INFORMATION SUPPLIED:
########

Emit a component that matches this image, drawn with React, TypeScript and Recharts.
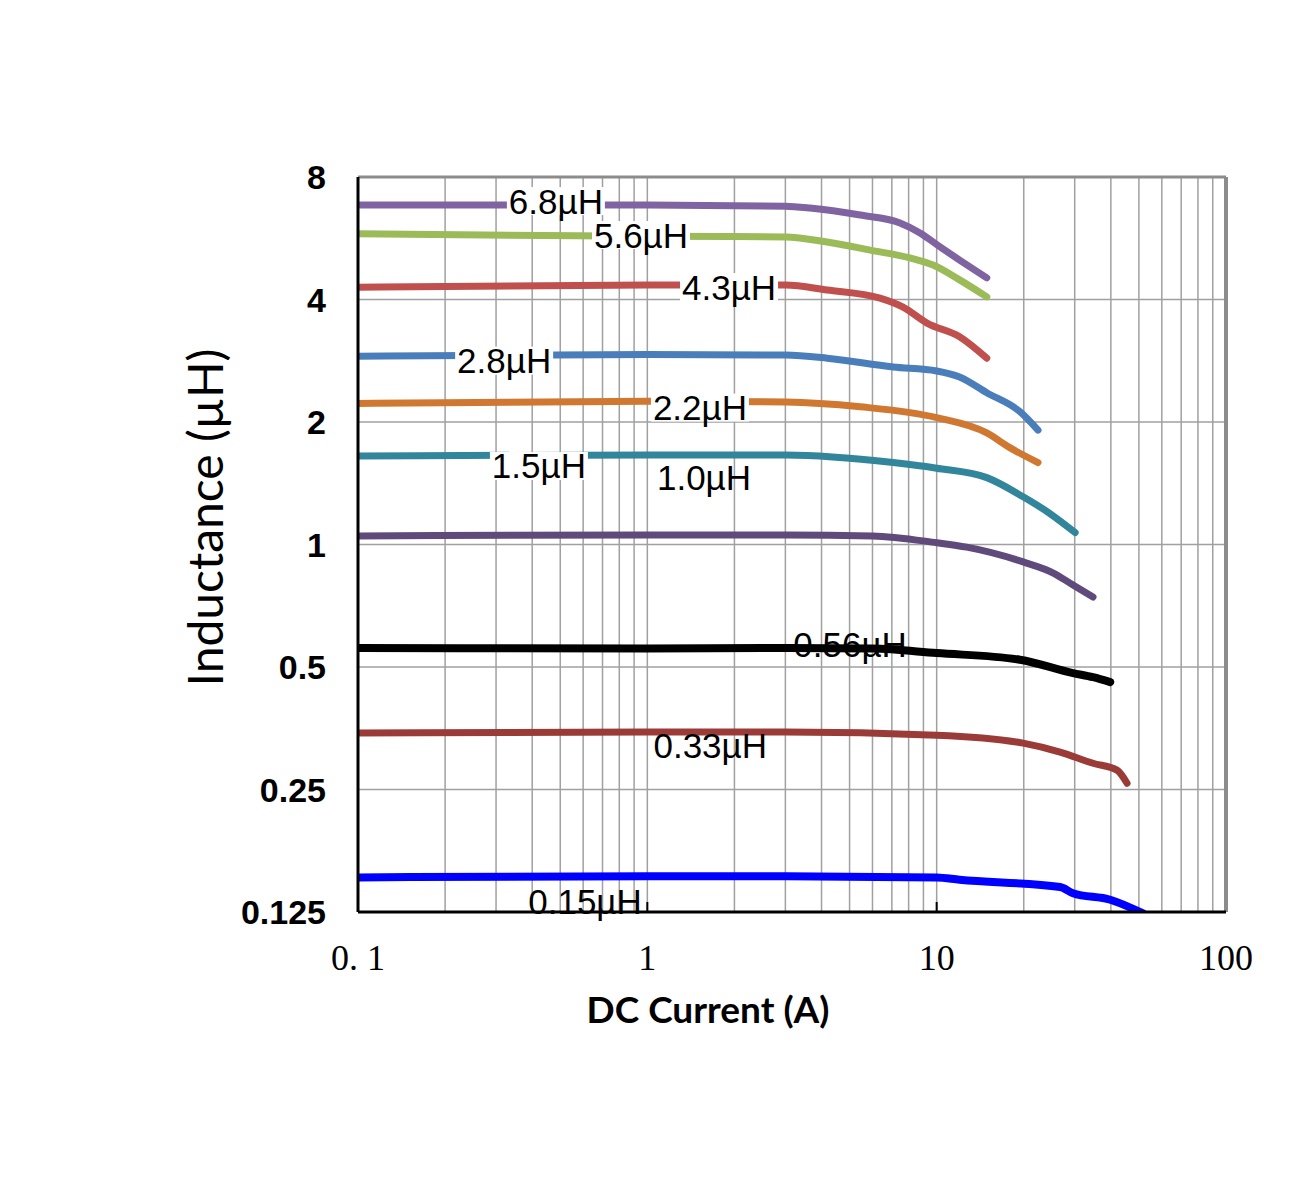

########

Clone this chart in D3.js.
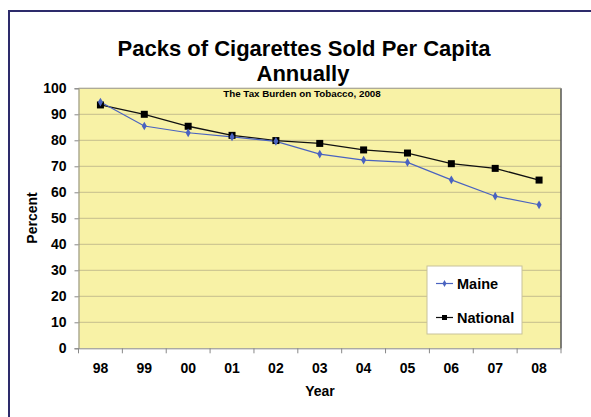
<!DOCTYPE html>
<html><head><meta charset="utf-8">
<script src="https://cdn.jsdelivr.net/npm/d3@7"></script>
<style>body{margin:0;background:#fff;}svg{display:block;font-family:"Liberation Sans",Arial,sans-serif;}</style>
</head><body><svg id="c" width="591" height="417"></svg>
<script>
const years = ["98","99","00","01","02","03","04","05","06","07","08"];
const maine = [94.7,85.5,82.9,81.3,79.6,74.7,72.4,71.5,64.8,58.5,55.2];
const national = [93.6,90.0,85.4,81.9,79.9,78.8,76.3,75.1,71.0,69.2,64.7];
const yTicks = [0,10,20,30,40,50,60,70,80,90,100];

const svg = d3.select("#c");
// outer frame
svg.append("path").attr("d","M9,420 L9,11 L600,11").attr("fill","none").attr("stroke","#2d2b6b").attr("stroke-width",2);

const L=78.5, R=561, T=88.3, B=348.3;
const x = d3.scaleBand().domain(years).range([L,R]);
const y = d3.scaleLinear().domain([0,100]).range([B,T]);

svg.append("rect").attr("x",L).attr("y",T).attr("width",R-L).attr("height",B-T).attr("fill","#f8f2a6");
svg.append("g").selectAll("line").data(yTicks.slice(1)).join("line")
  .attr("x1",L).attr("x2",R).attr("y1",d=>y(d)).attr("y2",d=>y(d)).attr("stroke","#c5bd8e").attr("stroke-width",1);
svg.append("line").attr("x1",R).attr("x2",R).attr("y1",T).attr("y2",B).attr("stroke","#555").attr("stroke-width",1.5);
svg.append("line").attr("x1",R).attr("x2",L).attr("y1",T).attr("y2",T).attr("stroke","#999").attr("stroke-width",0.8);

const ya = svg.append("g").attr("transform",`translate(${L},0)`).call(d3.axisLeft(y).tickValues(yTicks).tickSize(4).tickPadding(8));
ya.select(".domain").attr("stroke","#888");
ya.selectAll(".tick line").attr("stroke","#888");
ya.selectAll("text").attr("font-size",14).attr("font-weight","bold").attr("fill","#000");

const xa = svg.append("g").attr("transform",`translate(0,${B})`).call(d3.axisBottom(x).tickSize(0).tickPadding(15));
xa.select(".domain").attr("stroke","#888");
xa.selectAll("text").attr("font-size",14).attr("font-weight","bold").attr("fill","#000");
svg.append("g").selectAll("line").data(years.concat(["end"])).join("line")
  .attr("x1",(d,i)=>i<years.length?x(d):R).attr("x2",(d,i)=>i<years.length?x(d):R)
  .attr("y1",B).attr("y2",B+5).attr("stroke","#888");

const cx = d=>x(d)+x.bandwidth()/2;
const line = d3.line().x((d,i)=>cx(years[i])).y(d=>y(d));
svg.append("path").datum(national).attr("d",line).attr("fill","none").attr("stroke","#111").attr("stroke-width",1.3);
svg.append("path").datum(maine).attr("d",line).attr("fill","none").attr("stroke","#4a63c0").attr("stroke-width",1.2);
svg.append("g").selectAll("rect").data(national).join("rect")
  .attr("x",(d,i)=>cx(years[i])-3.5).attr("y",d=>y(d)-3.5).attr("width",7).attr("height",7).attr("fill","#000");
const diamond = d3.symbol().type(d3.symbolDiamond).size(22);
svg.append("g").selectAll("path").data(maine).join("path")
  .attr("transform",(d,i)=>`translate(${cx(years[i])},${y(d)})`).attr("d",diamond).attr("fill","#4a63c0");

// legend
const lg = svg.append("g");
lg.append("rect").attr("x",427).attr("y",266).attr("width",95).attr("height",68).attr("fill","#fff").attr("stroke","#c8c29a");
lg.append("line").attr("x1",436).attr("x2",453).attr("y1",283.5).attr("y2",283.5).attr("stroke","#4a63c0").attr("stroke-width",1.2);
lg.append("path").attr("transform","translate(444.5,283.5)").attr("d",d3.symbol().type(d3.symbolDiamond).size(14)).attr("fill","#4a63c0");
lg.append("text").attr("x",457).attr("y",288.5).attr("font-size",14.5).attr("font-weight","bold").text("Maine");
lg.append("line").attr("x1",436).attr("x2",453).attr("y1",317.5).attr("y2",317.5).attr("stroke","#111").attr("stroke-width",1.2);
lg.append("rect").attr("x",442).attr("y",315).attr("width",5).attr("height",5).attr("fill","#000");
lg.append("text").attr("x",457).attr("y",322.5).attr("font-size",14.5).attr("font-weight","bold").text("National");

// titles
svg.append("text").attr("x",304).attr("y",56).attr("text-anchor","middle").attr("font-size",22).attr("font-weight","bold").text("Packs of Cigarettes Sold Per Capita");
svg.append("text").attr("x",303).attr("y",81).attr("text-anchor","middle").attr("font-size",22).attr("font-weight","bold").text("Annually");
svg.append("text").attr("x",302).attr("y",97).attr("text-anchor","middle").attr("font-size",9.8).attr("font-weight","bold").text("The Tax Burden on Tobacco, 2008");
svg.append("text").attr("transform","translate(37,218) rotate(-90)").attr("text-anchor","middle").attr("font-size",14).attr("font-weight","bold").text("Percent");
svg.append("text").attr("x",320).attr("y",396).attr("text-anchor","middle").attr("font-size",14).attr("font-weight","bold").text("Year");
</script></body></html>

########

Go through the material line by line. Show each line that contains the string "this".

WORKED SOLUTION:
Emit a component that matches this image, drawn with React, TypeScript and Recharts.
Clone this chart in D3.js.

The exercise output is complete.